**What the task asks:** Leave out the pictures, then output the lines of the records below from the first through the one containing "plt.rcParams['font.family'] = ['Open".

**Task input:**
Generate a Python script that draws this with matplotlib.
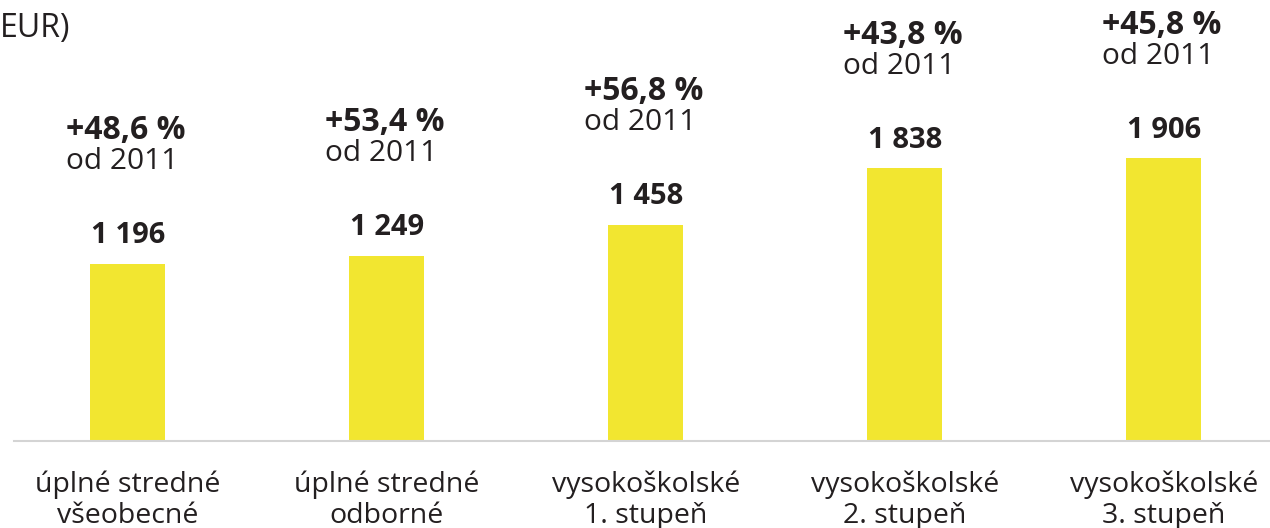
import numpy as np
import matplotlib.pyplot as plt

plt.rcParams['font.family'] = ['Open Sans', 'DejaVu Sans']

# Data
categories = ['úplné stredné\nvšeobecné', 'úplné stredné\nodborné',
              'vysokoškolské\n1. stupeň', 'vysokoškolské\n2. stupeň',
              'vysokoškolské\n3. stupeň']
values = [1196, 1249, 1458, 1838, 1906]
values_lbl = ['1 196', '1 249', '1 458', '1 838', '1 906']
growth = ['+48,6 %', '+53,4 %', '+56,8 %', '+43,8 %', '+45,8 %']

bar_color = '#f2e630'
text_color = '#231f20'

fig = plt.figure(figsize=(12.7, 5.28), dpi=100)
ax = fig.add_axes([14 / 1270, 87 / 528, 1256 / 1270, 441 / 528])
x = np.arange(len(values))
ax.bar(x, values, width=0.29, color=bar_color, zorder=2)
ax.set_xlim(-0.44, 4.41)
ax.set_ylim(0, 2972)

for s in ['top', 'right', 'left']:
    ax.spines[s].set_visible(False)
ax.spines['bottom'].set_color('#d4d4d4')
ax.spines['bottom'].set_linewidth(1.5)
ax.set_yticks([])
ax.set_xticks(x)
ax.set_xticklabels(categories, fontsize=20.5, color=text_color, linespacing=1.15)
ax.tick_params(axis='x', length=0, pad=21)

for xi, v, vl, g in zip(x, values, values_lbl, growth):
    ax.annotate(vl, (xi, v), xytext=(0, 28), textcoords='offset pixels',
                ha='center', va='center', fontsize=21, fontweight='bold',
                color=text_color)
    ax.annotate(g, (xi, v), xytext=(-62, 133), textcoords='offset pixels',
                ha='left', va='center', fontsize=23, fontweight='bold',
                color=text_color)
    ax.annotate('od 2011', (xi, v), xytext=(-62, 102), textcoords='offset pixels',
                ha='left', va='center', fontsize=21.5, color=text_color)

fig.text(0, 1 - 28 / 528, 'EUR)', ha='left', va='center', fontsize=23,
         color=text_color)

fig.savefig('out.png', dpi=100, facecolor='white')
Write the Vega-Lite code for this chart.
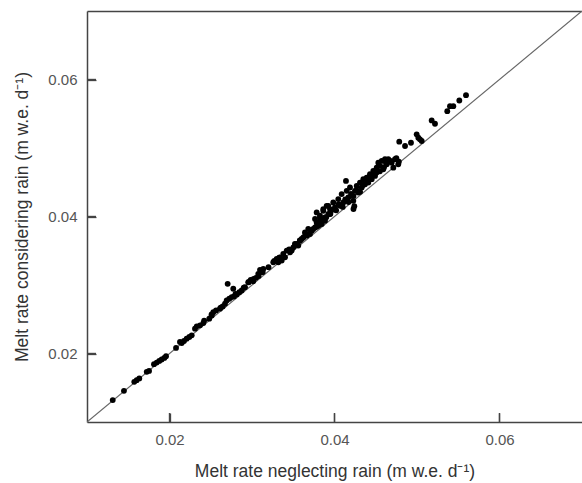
{
  "$schema": "https://vega.github.io/schema/vega-lite/v6.json",
  "width": 495,
  "height": 411,
  "autosize": "none",
  "padding": {"left": 87, "top": 11, "right": 0, "bottom": 61},
  "background": "white",
  "config": {
    "view": {"stroke": null},
    "font": "Liberation Sans",
    "axis": {
      "grid": false,
      "domainColor": "#444",
      "domainWidth": 1.5,
      "tickColor": "#444",
      "tickWidth": 1.3,
      "tickSize": -9,
      "labelFont": "Liberation Sans",
      "labelFontSize": 15,
      "labelColor": "#555",
      "titleFont": "Liberation Sans",
      "titleFontSize": 17.5,
      "titleFontWeight": "normal",
      "titleColor": "#333"
    }
  },
  "resolve": {"axis": {"x": "independent"}},
  "layer": [
    {
      "data": {"values": [{"x": 0.01, "y": 0.01}, {"x": 0.07, "y": 0.07}]},
      "mark": {"type": "line", "color": "#666", "strokeWidth": 1.2, "clip": true},
      "encoding": {
        "x": {"field": "x", "type": "quantitative", "scale": {"domain": [0.01, 0.07], "nice": false, "zero": false},
          "axis": {"values": [0.02, 0.04, 0.06], "format": ".2f", "title": "Melt rate neglecting rain (m w.e. d⁻¹)", "labelPadding": 19, "titlePadding": 15}},
        "y": {"field": "y", "type": "quantitative", "scale": {"domain": [0.01, 0.07], "nice": false, "zero": false},
          "axis": {"values": [0.02, 0.04, 0.06], "format": ".2f", "title": "Melt rate considering rain (m w.e. d⁻¹)", "labelPadding": 19, "titlePadding": 16}}
      }
    },
    {
      "data": {"values": [{"t": 0.02}, {"t": 0.04}, {"t": 0.06}]},
      "mark": {"type": "tick", "orient": "vertical", "size": 9, "thickness": 1.4, "color": "#444", "opacity": 1, "yOffset": -4.5},
      "encoding": {
        "x": {"field": "t", "type": "quantitative", "axis": null},
        "y": {"datum": 0.01}
      }
    },
    {
      "data": {"values": [{"t": 0.02}, {"t": 0.04}, {"t": 0.06}]},
      "mark": {"type": "tick", "orient": "horizontal", "size": 9, "thickness": 1.4, "color": "#444", "opacity": 1, "xOffset": 4.5},
      "encoding": {
        "y": {"field": "t", "type": "quantitative"},
        "x": {"datum": 0.01, "axis": null}
      }
    },
    {
      "data": {"values": [
        {"x": 0.01312, "y": 0.0132}, {"x": 0.01448, "y": 0.01455}, {"x": 0.01573, "y": 0.01586}, {"x": 0.01602, "y": 0.01611},
        {"x": 0.01634, "y": 0.01636}, {"x": 0.01724, "y": 0.01732}, {"x": 0.01752, "y": 0.01746}, {"x": 0.01812, "y": 0.01844},
        {"x": 0.01845, "y": 0.01868}, {"x": 0.01876, "y": 0.01892}, {"x": 0.01905, "y": 0.01912}, {"x": 0.01937, "y": 0.01935},
        {"x": 0.01958, "y": 0.0196}, {"x": 0.02079, "y": 0.02081}, {"x": 0.02127, "y": 0.02168}, {"x": 0.02148, "y": 0.02153},
        {"x": 0.02176, "y": 0.02183}, {"x": 0.02208, "y": 0.02217}, {"x": 0.0224, "y": 0.02241}, {"x": 0.02269, "y": 0.02265},
        {"x": 0.02309, "y": 0.02363}, {"x": 0.0233, "y": 0.02396}, {"x": 0.0237, "y": 0.02411}, {"x": 0.0241, "y": 0.02444},
        {"x": 0.02482, "y": 0.02508}, {"x": 0.02512, "y": 0.02556}, {"x": 0.02531, "y": 0.02604}, {"x": 0.02564, "y": 0.02629},
        {"x": 0.02612, "y": 0.02654}, {"x": 0.02645, "y": 0.02687}, {"x": 0.02673, "y": 0.02727}, {"x": 0.02693, "y": 0.02775},
        {"x": 0.02725, "y": 0.02799}, {"x": 0.02754, "y": 0.02823}, {"x": 0.02782, "y": 0.02833}, {"x": 0.02815, "y": 0.02862},
        {"x": 0.02846, "y": 0.02895}, {"x": 0.02875, "y": 0.0292}, {"x": 0.02705, "y": 0.03017}, {"x": 0.02773, "y": 0.02945},
        {"x": 0.02915, "y": 0.02968}, {"x": 0.02955, "y": 0.03041}, {"x": 0.02984, "y": 0.03076}, {"x": 0.03016, "y": 0.03055},
        {"x": 0.03048, "y": 0.03105}, {"x": 0.03076, "y": 0.03163}, {"x": 0.03097, "y": 0.03221}, {"x": 0.03118, "y": 0.03186},
        {"x": 0.03137, "y": 0.03236}, {"x": 0.03258, "y": 0.03332}, {"x": 0.03299, "y": 0.03381}, {"x": 0.03339, "y": 0.03404},
        {"x": 0.0336, "y": 0.03356}, {"x": 0.03379, "y": 0.03454}, {"x": 0.03421, "y": 0.03502}, {"x": 0.03461, "y": 0.03477},
        {"x": 0.03501, "y": 0.0355}, {"x": 0.03542, "y": 0.03599}, {"x": 0.03582, "y": 0.03647}, {"x": 0.03622, "y": 0.03695},
        {"x": 0.03642, "y": 0.03768}, {"x": 0.03682, "y": 0.03817}, {"x": 0.03724, "y": 0.03793}, {"x": 0.03764, "y": 0.03841},
        {"x": 0.03784, "y": 0.03913}, {"x": 0.03824, "y": 0.03986}, {"x": 0.03845, "y": 0.0389}, {"x": 0.03885, "y": 0.03938},
        {"x": 0.03864, "y": 0.04084}, {"x": 0.03905, "y": 0.04156}, {"x": 0.03925, "y": 0.04036}, {"x": 0.03945, "y": 0.04108},
        {"x": 0.03319, "y": 0.03332}, {"x": 0.034, "y": 0.03404}, {"x": 0.03481, "y": 0.03502}, {"x": 0.03561, "y": 0.03575},
        {"x": 0.03602, "y": 0.03672}, {"x": 0.03663, "y": 0.0372}, {"x": 0.03703, "y": 0.03745}, {"x": 0.03743, "y": 0.03817},
        {"x": 0.03804, "y": 0.03865}, {"x": 0.03764, "y": 0.03963}, {"x": 0.03784, "y": 0.04059}, {"x": 0.03824, "y": 0.04011},
        {"x": 0.03804, "y": 0.0389}, {"x": 0.03864, "y": 0.04108}, {"x": 0.03885, "y": 0.03986}, {"x": 0.03925, "y": 0.04156},
        {"x": 0.03945, "y": 0.04036}, {"x": 0.03985, "y": 0.04204}, {"x": 0.04006, "y": 0.04132}, {"x": 0.04046, "y": 0.04254},
        {"x": 0.04067, "y": 0.04156}, {"x": 0.04087, "y": 0.04327}, {"x": 0.04107, "y": 0.04204}, {"x": 0.04148, "y": 0.04375},
        {"x": 0.04167, "y": 0.04277}, {"x": 0.04188, "y": 0.04423}, {"x": 0.04208, "y": 0.04302}, {"x": 0.04228, "y": 0.04229},
        {"x": 0.04248, "y": 0.04375}, {"x": 0.04269, "y": 0.04447}, {"x": 0.04288, "y": 0.0435}, {"x": 0.04309, "y": 0.04495},
        {"x": 0.0433, "y": 0.04423}, {"x": 0.04349, "y": 0.04545}, {"x": 0.0437, "y": 0.04472}, {"x": 0.0439, "y": 0.04568},
        {"x": 0.0441, "y": 0.04495}, {"x": 0.0443, "y": 0.04617}, {"x": 0.04451, "y": 0.04545}, {"x": 0.0447, "y": 0.04665},
        {"x": 0.04491, "y": 0.04593}, {"x": 0.04511, "y": 0.04713}, {"x": 0.04551, "y": 0.04738}, {"x": 0.04572, "y": 0.04811},
        {"x": 0.04591, "y": 0.0469}, {"x": 0.04633, "y": 0.04763}, {"x": 0.04652, "y": 0.04836}, {"x": 0.04139, "y": 0.0452},
        {"x": 0.04693, "y": 0.04786}, {"x": 0.04733, "y": 0.04836}, {"x": 0.04773, "y": 0.04763}, {"x": 0.04713, "y": 0.04713},
        {"x": 0.04511, "y": 0.04641}, {"x": 0.04531, "y": 0.04786}, {"x": 0.04612, "y": 0.04836}, {"x": 0.04785, "y": 0.05092},
        {"x": 0.04855, "y": 0.05029}, {"x": 0.04927, "y": 0.05077}, {"x": 0.04996, "y": 0.05199}, {"x": 0.05016, "y": 0.0515},
        {"x": 0.05036, "y": 0.05127}, {"x": 0.05057, "y": 0.05102}, {"x": 0.05178, "y": 0.05403}, {"x": 0.05218, "y": 0.05354},
        {"x": 0.05367, "y": 0.05538}, {"x": 0.054, "y": 0.05611}, {"x": 0.0544, "y": 0.05611}, {"x": 0.05513, "y": 0.05694},
        {"x": 0.05594, "y": 0.05771},
        {"x": 0.0327, "y": 0.0335}, {"x": 0.0333, "y": 0.034}, {"x": 0.0345, "y": 0.0352}, {"x": 0.0352, "y": 0.036},
        {"x": 0.0358, "y": 0.0365}, {"x": 0.0365, "y": 0.0374}, {"x": 0.0372, "y": 0.038}, {"x": 0.0378, "y": 0.0385},
        {"x": 0.0383, "y": 0.0395}, {"x": 0.039, "y": 0.0399}, {"x": 0.0395, "y": 0.0404}, {"x": 0.0398, "y": 0.041},
        {"x": 0.0402, "y": 0.0409}, {"x": 0.0405, "y": 0.0418}, {"x": 0.041, "y": 0.0414}, {"x": 0.0413, "y": 0.0425},
        {"x": 0.0417, "y": 0.0421}, {"x": 0.042, "y": 0.0433}, {"x": 0.0423, "y": 0.043}, {"x": 0.0427, "y": 0.0438},
        {"x": 0.0431, "y": 0.0436}, {"x": 0.0435, "y": 0.0446}, {"x": 0.044, "y": 0.0452}, {"x": 0.0445, "y": 0.0458},
        {"x": 0.0449, "y": 0.0462}, {"x": 0.0455, "y": 0.0466}, {"x": 0.046, "y": 0.0472}, {"x": 0.0462, "y": 0.048},
        {"x": 0.0468, "y": 0.0481}, {"x": 0.0475, "y": 0.0485}, {"x": 0.0478, "y": 0.048},
        {"x": 0.029, "y": 0.0296}, {"x": 0.0296, "y": 0.0304}, {"x": 0.0302, "y": 0.0309}, {"x": 0.0308, "y": 0.0313},
        {"x": 0.0313, "y": 0.0319}, {"x": 0.032, "y": 0.0326}, {"x": 0.028, "y": 0.0287}, {"x": 0.0262, "y": 0.0267},
        {"x": 0.0251, "y": 0.0257}, {"x": 0.0242, "y": 0.0248}, {"x": 0.0423, "y": 0.0411}, {"x": 0.0424, "y": 0.0415}
      ]},
      "mark": {"type": "circle", "color": "black", "opacity": 1, "size": 34},
      "encoding": {
        "x": {"field": "x", "type": "quantitative",
          "axis": {"orient": "top", "labels": false, "ticks": false, "title": null}},
        "y": {"field": "y", "type": "quantitative"}
      }
    }
  ]
}
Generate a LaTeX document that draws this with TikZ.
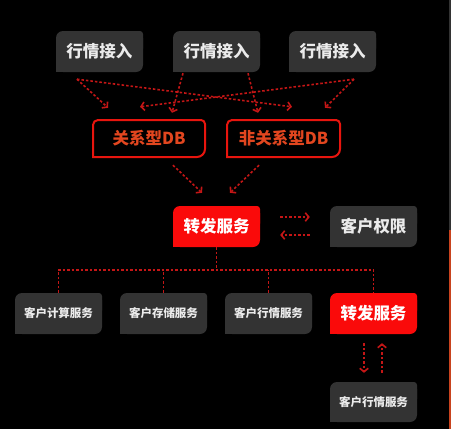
\documentclass[tikz,border=0pt]{standalone}
\usepackage{xcolor}
\usepackage{fontspec}
\usepackage{tikz}
\usetikzlibrary{arrows.meta}
\newfontfamily\cjk{Noto Sans CJK SC}
\definecolor{tilegray}{HTML}{333333}
\definecolor{tilered}{HTML}{FA0A0A}
\definecolor{dbred}{HTML}{E8150E}
\definecolor{dbtext}{HTML}{E2461F}
\definecolor{linkred}{HTML}{C41616}
\definecolor{barorange}{HTML}{C8431E}
\tikzset{
  tile/.style={minimum width=87pt,minimum height=41pt,inner sep=0pt,text=white,
    font=\cjk\bfseries\fontsize{16.5}{16.5}\selectfont,
    path picture={
      \fill[#1,rounded corners=7pt] (path picture bounding box.south west) rectangle (path picture bounding box.north east);
      \fill[#1] (path picture bounding box.south west) rectangle ++(9pt,9pt);
      \fill[#1,rounded corners=3pt] (path picture bounding box.center) rectangle (path picture bounding box.north east);}},
  small/.style={font=\cjk\bfseries\fontsize{11.5}{11.5}\selectfont,text=white!92!black},
  dbbox/.style={minimum height=39pt,inner sep=0pt,text=dbtext,
    font=\cjk\bfseries\fontsize{16.5}{16.5}\selectfont,
    path picture={
      \draw[dbred,line width=2pt] ([shift={(1pt,1pt)}]path picture bounding box.south west)
        [rounded corners=5pt] -- ([shift={(1pt,-1pt)}]path picture bounding box.north west)
        [rounded corners=4pt] -- ([shift={(-1pt,-1pt)}]path picture bounding box.north east)
        [rounded corners=8pt] -- ([shift={(-1pt,1pt)}]path picture bounding box.south east)
        [sharp corners] -- cycle;}},
  link/.style={linkred,line width=1.6pt,dash pattern=on 2.5pt off 2pt},
}
\begin{document}
\begin{tikzpicture}[x=1pt,y=-1pt,>={Straight Barb[length=3.5pt,width=8.5pt]}]
\fill[black] (0,0) rectangle (451,429);
\fill[tilegray] (449,0) rectangle (451,230);
\fill[barorange] (449,230) rectangle (451,429);
\node[tile=tilegray,text=white!92!black] (in1) at (99.5,51.5) {行情接入};
\node[tile=tilegray,text=white!92!black] (in2) at (216.5,51.5) {行情接入};
\node[tile=tilegray,text=white!92!black] (in3) at (332.5,51.5) {行情接入};
\node[dbbox,minimum width=114pt] (db1) at (149,138.5) {关系型DB};
\node[dbbox,minimum width=115pt] (db2) at (283.5,138.5) {非关系型DB};
\node[tile=tilered] (fwd) at (216.5,226.5) {转发服务};
\node[tile=tilegray,text=white!92!black] (auth) at (373.5,226.5) {客户权限};
\node[tile=tilegray,small] (calc) at (58.5,313.5) {客户计算服务};
\node[tile=tilegray,small] (store) at (163.5,313.5) {客户存储服务};
\node[tile=tilegray,small] (quote) at (268.5,313.5) {客户行情服务};
\node[tile=tilered] (fwd2) at (373.5,313.5) {转发服务};
\node[tile=tilegray,small,minimum height=40pt] (quote2) at (373.5,402) {客户行情服务};
\draw[link,->] ([shift={(-22.5,7)}]in1.south) -- ([shift={(-41,-11)}]db1.north);
\draw[link,->] ([shift={(-22.5,7)}]in1.south) -- ([shift={(8.5,-12)}]db2.north);
\draw[link,->] ([shift={(-33.5,1)}]in2.south) -- ([shift={(23,-6)}]db1.north);
\draw[link,->] ([shift={(31.5,1)}]in2.south) -- ([shift={(-25.5,-6)}]db2.north);
\draw[link,->] ([shift={(21.5,7)}]in3.south) -- ([shift={(-9,-12)}]db1.north);
\draw[link,->] ([shift={(21.5,7)}]in3.south) -- ([shift={(41.5,-11)}]db2.north);
\draw[link,->] ([shift={(24,7)}]db1.south) -- ([shift={(-14.5,-13)}]fwd.north);
\draw[link,->] ([shift={(-24.5,7)}]db2.south) -- ([shift={(13.5,-13)}]fwd.north);
\draw[link,->] ([shift={(20,-9.5)}]fwd.east) -- ([shift={(-20,-9.5)}]auth.west);
\draw[link,->] ([shift={(-20,8.5)}]auth.west) -- ([shift={(20,8.5)}]fwd.east);
\draw[link] (fwd.south) -- ++(0,23);
\draw[link] (calc.north) -- ++(0,-23) -| (fwd2.north);
\draw[link] (store.north) -- ++(0,-23);
\draw[link] (quote.north) -- ++(0,-23);
\draw[link,->] ([shift={(-9.5,9)}]fwd2.south) -- ([shift={(-9.5,-9)}]quote2.north);
\draw[link,->] ([shift={(8.5,-9)}]quote2.north) -- ([shift={(8.5,9)}]fwd2.south);
\end{tikzpicture}
\end{document}
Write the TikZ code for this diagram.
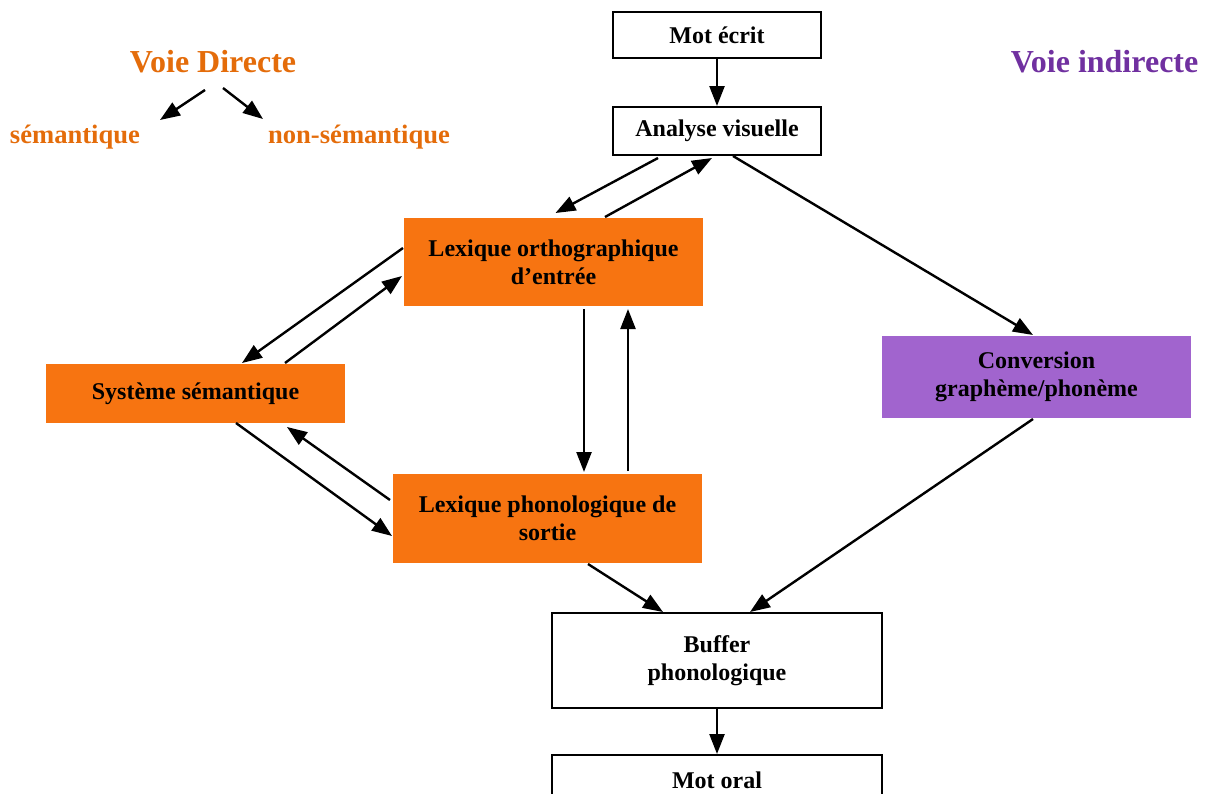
\documentclass[tikz,border=0pt]{standalone}
\usepackage{fontspec}
\setmainfont{Liberation Serif}
\usetikzlibrary{arrows.meta,calc}
\definecolor{orangeboite}{RGB}{247,116,17}
\definecolor{violetboite}{RGB}{161,100,206}
\definecolor{orangetitre}{RGB}{228,108,10}
\definecolor{violettitre}{RGB}{112,48,160}

\begin{document}
\begin{tikzpicture}[x=0.5pt,y=-0.5pt,->,>={Triangle[length=10pt,width=7.5pt]},line width=1.2pt,
    boite/.style={shape=rectangle,draw=black,line width=1pt,inner sep=0pt,align=center,
        font=\bfseries\fontsize{12}{14}\selectfont},
    titre/.style={inner sep=0pt,font=\bfseries\fontsize{16}{19}\selectfont},
    voie/.style={inner sep=0pt,font=\bfseries\fontsize{13.3}{16}\selectfont,text=orangetitre}]
                \useasboundingbox (0,0) rectangle (1209,793);
                \clip (0,0) rectangle (1209,793);
                % titres
                \node[titre,text=orangetitre](Directe)at(213, 62){Voie Directe};
                \node[titre,text=violettitre](Indirecte)at(1104.5, 62){Voie indirecte};
                \node[voie](Sem)at(75, 137){sémantique};
                \node[voie](NonSem)at(359, 137){non-sémantique};
                % boites
                \node[boite,minimum width=104pt,minimum height=23pt](1)at(717, 35){Mot écrit};
                \node[boite,minimum width=104pt,minimum height=24pt](2)at(717, 131){Analyse visuelle};
                \node[boite,draw=none,fill=orangeboite,minimum width=149.5pt,minimum height=44pt](3)at(553.5, 262){Lexique orthographique\\d’entrée};
                \node[boite,draw=none,fill=orangeboite,minimum width=149.5pt,minimum height=29.5pt](4)at(195.5, 393.5){Système sémantique};
                \node[boite,draw=none,fill=orangeboite,minimum width=154.5pt,minimum height=44.5pt](5)at(547.5, 518.5){Lexique phonologique de\\sortie};
                \node[boite,draw=none,fill=violetboite,minimum width=154.5pt,minimum height=41pt](6)at(1036.5, 377){Conversion\\graphème/phonème};
                \node[boite,minimum width=165pt,minimum height=47.5pt](7)at(717, 660.5){Buffer\\phonologique};
                \node[boite,minimum width=165pt,minimum height=25pt](8)at(717, 780){Mot oral};
                % fleches
                \path[]($(Directe)+(-8,28)$) edge ($(Sem)+(85,-17)$)
                ($(Directe)+(10,26)$) edge ($(NonSem)+(-96,-18)$)
                (1) edge (2)
                ($(2.south)+(-59,2)$) edge ($(3.north)+(2,-4)$)
                ($(3.north)+(51.5,0)$) edge ($(2.south)+(-5,2)$)
                ($(2.south)+(16,0)$) edge ($(6.north)+(-3.5,0)$)
                ($(3.west)+(0,-14)$) edge ($(4.north)+(46.5,0)$)
                ($(4.north)+(89.5,0)$) edge ($(3.west)+(-1,14)$)
                ($(3.south)+(30.5,2)$) edge ($(5.north)+(36.5,-1)$)
                ($(5.north)+(80.5,-2)$) edge ($(3.south)+(74.5,2)$)
                ($(4.south)+(40.5,-1)$) edge ($(5.west)+(0,17.5)$)
                ($(5.west)+(-2,-18.5)$) edge ($(4.south)+(91.5,3)$)
                ($(5.south)+(40.5,0)$) edge ($(7.north)+(-54,0)$)
                ($(6.south)+(-3.5,0)$) edge ($(7.north)+(33,0)$)
                (7) edge (8);
            \end{tikzpicture}
\end{document}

**Result for this exercise:**
Generate a Python script that draws this with matplotlib.
import numpy as np
import matplotlib.pyplot as plt

plt.rcParams['font.family'] = ['Open Sans', 'DejaVu Sans']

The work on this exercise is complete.